-- START Records to use --
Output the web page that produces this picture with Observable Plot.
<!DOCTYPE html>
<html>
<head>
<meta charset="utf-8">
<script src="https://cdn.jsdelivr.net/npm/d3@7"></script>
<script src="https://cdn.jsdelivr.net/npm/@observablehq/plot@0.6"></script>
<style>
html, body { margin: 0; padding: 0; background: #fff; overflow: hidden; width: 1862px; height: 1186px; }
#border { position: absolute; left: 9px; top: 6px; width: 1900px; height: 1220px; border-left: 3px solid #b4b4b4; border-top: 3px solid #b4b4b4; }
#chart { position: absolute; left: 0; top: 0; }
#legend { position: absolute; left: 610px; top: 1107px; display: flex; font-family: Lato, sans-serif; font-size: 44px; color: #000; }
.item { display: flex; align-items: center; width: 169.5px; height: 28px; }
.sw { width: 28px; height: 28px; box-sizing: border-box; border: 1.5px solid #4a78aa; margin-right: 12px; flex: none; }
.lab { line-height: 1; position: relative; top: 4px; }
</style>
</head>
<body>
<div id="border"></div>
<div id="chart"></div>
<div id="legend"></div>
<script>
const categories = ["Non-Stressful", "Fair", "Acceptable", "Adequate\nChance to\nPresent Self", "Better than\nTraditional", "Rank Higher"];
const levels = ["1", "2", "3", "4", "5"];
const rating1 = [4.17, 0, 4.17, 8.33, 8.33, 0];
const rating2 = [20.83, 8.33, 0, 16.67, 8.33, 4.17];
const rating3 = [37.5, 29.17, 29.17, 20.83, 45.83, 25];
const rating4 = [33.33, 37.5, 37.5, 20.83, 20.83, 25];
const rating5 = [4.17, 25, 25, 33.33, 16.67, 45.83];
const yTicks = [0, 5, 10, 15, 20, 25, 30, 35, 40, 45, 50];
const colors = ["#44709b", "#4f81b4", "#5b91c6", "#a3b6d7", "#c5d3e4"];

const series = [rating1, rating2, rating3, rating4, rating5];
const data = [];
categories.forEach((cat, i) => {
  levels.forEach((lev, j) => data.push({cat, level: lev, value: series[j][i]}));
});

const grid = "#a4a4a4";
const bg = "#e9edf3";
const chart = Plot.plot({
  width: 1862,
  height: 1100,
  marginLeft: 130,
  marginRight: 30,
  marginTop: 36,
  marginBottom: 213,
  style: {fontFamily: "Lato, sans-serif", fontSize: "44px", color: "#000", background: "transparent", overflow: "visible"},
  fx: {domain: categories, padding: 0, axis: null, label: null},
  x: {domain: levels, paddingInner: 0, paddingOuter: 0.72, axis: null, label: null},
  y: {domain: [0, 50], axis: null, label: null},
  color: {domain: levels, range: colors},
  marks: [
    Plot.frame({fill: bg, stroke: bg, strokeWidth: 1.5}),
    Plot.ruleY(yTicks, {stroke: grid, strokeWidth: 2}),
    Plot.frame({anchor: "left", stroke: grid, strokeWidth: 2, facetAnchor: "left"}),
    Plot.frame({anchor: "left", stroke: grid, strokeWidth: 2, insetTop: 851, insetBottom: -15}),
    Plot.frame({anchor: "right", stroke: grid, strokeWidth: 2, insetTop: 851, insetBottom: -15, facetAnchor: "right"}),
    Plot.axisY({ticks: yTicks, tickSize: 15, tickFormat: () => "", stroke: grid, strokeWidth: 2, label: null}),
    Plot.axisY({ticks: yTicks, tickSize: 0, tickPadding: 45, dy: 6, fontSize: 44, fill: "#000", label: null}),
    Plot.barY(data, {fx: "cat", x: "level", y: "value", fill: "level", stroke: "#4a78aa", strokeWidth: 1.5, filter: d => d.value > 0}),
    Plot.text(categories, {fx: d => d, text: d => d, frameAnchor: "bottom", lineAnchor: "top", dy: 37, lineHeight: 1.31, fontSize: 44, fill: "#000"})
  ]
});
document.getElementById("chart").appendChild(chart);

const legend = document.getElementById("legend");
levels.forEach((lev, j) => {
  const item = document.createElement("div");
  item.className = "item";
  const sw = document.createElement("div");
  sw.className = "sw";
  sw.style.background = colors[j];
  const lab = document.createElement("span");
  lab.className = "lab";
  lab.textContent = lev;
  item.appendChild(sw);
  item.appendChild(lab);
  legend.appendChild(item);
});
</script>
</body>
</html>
-- END Records to use --
-- START Records to use --
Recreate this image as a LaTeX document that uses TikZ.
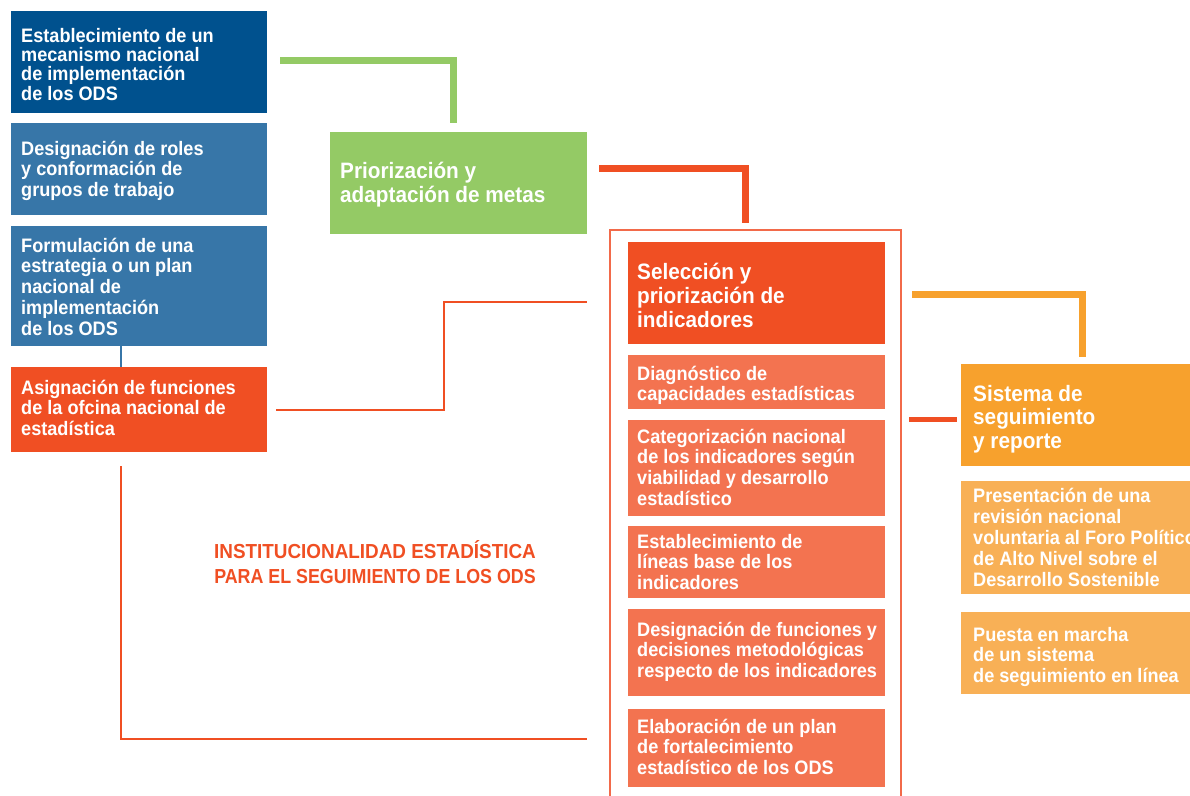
-- END Records to use --
Stated exercise >> Return every line in the listing that contains the word "document".

Task solution >>
document.getElementById("chart").appendChild(chart);
const legend = document.getElementById("legend");
  const item = document.createElement("div");
  const sw = document.createElement("div");
  const lab = document.createElement("span");
Recreate this image as a LaTeX document that uses TikZ.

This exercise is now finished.